Written request
Everything from the first line down to the line containing "a_arz_end = [-6.5, -6.98, -7.43, -7.83]" is to be retyped exactly, both ends included, with pictures left out.

Dataset content

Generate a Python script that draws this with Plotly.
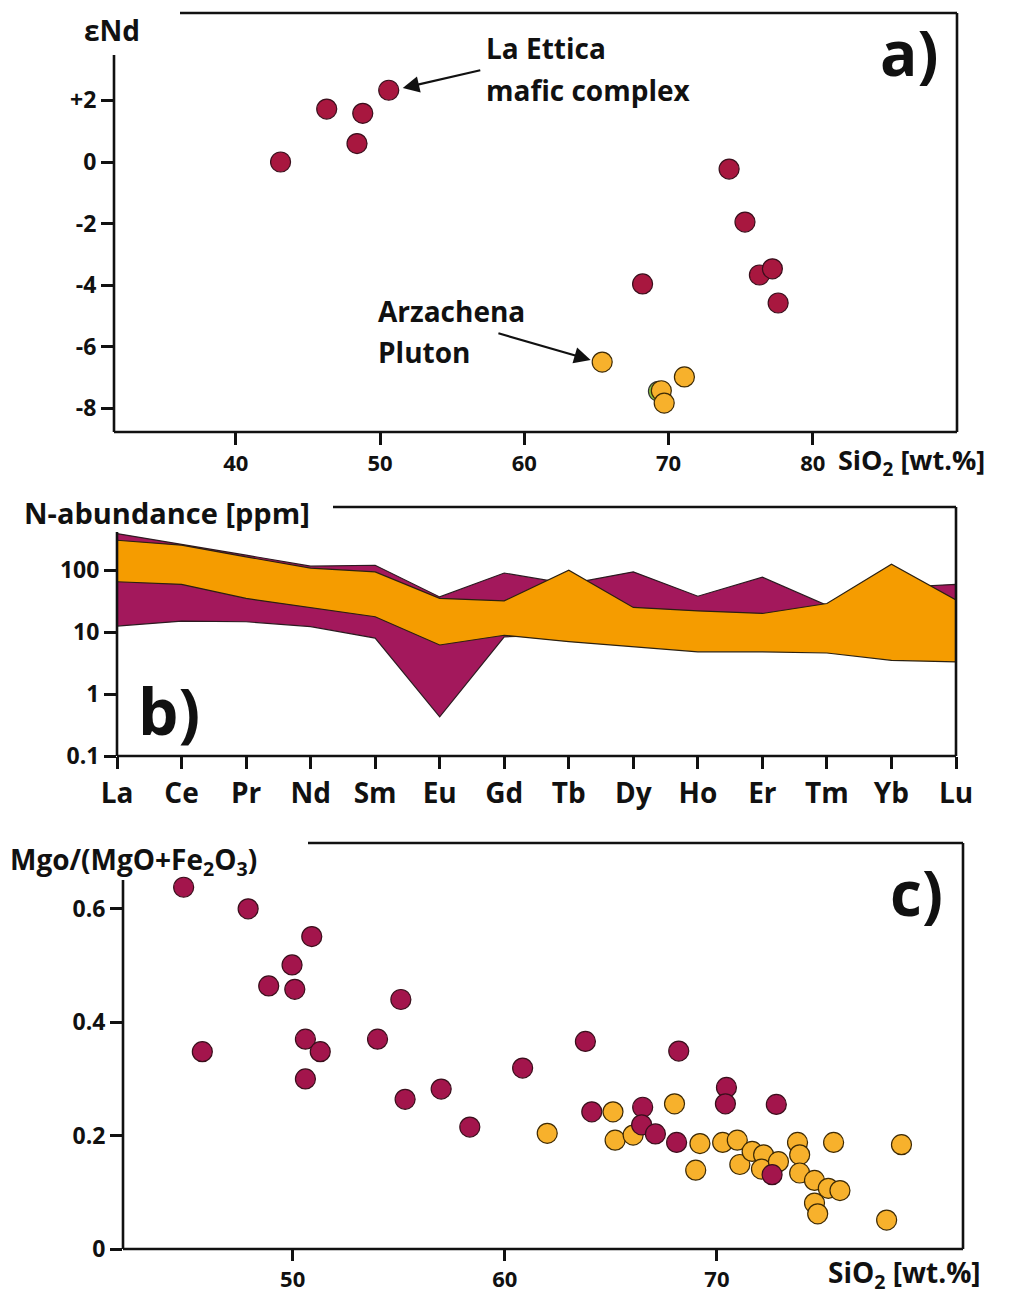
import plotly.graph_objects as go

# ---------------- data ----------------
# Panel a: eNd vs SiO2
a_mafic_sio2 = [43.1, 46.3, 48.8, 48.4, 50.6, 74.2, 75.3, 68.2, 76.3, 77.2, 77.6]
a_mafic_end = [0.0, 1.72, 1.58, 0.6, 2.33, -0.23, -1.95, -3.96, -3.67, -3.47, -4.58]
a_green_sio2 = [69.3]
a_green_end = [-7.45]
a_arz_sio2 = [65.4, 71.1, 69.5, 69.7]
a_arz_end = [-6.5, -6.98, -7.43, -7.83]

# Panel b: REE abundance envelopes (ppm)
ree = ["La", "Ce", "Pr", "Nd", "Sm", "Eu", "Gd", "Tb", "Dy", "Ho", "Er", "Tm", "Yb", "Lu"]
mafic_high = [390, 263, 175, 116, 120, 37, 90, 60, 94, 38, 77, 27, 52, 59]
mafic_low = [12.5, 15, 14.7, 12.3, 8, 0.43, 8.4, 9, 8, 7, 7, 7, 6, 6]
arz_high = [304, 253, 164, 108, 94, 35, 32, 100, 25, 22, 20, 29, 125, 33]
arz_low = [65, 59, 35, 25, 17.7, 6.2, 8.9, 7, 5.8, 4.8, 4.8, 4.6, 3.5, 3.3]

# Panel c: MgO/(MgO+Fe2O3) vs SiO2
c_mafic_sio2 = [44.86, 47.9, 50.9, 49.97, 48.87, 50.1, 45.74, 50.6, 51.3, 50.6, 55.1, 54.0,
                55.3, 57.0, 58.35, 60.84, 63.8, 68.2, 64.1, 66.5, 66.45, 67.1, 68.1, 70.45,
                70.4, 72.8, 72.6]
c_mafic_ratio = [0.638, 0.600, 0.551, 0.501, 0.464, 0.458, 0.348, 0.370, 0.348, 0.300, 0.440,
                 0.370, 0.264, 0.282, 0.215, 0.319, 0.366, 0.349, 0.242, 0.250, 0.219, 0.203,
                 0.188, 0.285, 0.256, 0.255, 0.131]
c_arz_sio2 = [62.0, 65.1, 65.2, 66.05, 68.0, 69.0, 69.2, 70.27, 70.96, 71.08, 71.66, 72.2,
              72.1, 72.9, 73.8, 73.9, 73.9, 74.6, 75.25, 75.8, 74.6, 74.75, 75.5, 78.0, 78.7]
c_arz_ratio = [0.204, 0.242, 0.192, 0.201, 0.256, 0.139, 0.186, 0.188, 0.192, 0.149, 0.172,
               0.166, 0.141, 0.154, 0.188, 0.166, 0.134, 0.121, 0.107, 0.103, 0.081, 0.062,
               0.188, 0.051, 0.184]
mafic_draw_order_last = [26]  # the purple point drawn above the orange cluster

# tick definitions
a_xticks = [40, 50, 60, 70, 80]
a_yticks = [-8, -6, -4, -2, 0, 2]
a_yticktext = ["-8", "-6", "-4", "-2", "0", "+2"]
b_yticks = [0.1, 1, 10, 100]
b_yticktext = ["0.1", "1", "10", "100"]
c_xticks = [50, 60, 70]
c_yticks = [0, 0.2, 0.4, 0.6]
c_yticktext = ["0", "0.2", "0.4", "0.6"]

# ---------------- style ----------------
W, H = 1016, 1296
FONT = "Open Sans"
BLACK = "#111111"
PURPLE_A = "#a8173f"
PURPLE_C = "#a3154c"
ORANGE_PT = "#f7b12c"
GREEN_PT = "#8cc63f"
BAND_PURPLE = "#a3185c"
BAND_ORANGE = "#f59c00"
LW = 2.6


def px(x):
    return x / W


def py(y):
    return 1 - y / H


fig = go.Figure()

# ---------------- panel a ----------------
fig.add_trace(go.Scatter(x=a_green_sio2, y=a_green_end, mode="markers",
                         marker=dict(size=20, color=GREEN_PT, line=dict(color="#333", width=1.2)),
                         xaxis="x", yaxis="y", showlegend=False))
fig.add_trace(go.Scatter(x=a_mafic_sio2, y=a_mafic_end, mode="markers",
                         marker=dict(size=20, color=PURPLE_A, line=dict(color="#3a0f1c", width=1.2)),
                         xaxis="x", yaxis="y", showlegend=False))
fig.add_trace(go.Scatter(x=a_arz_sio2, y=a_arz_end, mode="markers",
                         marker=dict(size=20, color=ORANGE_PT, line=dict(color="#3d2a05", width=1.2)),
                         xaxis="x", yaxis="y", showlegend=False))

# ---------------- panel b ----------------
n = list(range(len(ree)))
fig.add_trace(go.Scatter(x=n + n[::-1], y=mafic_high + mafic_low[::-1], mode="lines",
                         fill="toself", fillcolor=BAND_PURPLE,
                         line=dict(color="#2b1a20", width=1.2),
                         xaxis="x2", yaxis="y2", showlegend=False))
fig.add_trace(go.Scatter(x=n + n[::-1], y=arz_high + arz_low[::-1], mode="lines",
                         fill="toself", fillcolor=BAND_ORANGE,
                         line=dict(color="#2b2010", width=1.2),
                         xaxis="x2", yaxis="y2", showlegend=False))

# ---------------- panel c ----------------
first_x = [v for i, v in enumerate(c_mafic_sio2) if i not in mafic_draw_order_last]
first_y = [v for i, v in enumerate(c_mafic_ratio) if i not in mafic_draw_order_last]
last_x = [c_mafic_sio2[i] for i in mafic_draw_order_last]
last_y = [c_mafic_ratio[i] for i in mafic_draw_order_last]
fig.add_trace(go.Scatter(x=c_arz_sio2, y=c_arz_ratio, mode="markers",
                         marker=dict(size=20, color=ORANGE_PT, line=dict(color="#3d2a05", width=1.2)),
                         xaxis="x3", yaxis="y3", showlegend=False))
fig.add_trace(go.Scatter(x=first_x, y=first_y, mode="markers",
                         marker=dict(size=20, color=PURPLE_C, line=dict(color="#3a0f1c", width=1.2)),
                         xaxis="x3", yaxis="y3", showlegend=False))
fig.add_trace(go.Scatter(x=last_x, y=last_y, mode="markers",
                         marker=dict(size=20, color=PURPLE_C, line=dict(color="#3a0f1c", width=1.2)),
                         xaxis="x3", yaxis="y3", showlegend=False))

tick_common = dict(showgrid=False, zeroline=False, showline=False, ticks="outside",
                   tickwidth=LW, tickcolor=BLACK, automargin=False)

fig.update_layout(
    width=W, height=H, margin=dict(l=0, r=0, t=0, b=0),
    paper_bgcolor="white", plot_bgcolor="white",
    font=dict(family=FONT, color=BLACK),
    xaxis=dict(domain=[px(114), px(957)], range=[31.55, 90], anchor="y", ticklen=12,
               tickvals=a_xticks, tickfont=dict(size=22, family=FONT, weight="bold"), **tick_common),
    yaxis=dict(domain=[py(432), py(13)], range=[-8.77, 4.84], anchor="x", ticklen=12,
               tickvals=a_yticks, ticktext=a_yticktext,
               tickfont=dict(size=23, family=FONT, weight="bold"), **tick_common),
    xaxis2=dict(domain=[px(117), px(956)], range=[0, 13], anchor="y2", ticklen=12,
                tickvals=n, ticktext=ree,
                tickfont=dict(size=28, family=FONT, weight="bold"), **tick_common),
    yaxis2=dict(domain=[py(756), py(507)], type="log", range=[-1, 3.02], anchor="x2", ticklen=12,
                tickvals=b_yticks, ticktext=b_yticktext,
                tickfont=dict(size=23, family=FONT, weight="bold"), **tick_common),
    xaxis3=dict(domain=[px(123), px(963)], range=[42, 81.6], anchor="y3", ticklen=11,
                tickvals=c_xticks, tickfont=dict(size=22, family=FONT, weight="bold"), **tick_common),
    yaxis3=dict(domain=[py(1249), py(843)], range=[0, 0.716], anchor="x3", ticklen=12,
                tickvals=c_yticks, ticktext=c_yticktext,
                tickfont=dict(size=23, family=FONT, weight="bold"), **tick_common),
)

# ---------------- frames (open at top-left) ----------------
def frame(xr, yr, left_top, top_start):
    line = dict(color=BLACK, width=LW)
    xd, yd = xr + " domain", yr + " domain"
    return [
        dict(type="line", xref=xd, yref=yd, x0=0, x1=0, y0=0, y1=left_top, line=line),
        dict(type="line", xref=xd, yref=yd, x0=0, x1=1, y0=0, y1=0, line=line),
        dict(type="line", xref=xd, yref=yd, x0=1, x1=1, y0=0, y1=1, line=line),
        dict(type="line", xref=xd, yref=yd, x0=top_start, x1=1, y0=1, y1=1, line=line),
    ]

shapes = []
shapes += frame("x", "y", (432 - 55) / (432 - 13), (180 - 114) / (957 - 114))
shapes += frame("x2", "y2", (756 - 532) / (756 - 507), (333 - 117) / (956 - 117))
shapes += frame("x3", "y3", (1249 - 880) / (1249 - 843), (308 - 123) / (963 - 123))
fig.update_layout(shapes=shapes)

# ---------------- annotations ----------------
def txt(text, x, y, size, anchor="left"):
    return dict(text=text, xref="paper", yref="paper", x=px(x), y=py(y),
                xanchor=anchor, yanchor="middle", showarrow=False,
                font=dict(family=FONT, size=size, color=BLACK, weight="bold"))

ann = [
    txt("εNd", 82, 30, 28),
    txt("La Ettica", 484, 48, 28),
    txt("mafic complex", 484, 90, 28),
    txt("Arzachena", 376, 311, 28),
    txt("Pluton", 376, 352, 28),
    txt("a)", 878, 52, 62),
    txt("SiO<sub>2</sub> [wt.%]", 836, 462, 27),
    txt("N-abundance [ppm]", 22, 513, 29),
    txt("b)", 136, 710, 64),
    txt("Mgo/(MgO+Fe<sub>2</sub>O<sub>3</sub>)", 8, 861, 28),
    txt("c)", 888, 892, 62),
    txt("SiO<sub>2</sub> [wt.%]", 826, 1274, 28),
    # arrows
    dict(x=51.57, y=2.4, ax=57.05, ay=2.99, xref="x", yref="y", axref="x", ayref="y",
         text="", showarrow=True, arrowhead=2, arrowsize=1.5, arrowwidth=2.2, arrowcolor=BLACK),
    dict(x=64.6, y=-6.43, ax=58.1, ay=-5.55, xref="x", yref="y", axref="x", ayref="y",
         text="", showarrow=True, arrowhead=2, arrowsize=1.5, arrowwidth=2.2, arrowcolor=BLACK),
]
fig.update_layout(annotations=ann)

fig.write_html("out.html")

Result of the exercise
Generate a Python script that draws this with Plotly.
import plotly.graph_objects as go

# ---------------- data ----------------
# Panel a: eNd vs SiO2
a_mafic_sio2 = [43.1, 46.3, 48.8, 48.4, 50.6, 74.2, 75.3, 68.2, 76.3, 77.2, 77.6]
a_mafic_end = [0.0, 1.72, 1.58, 0.6, 2.33, -0.23, -1.95, -3.96, -3.67, -3.47, -4.58]
a_green_sio2 = [69.3]
a_green_end = [-7.45]
a_arz_sio2 = [65.4, 71.1, 69.5, 69.7]
a_arz_end = [-6.5, -6.98, -7.43, -7.83]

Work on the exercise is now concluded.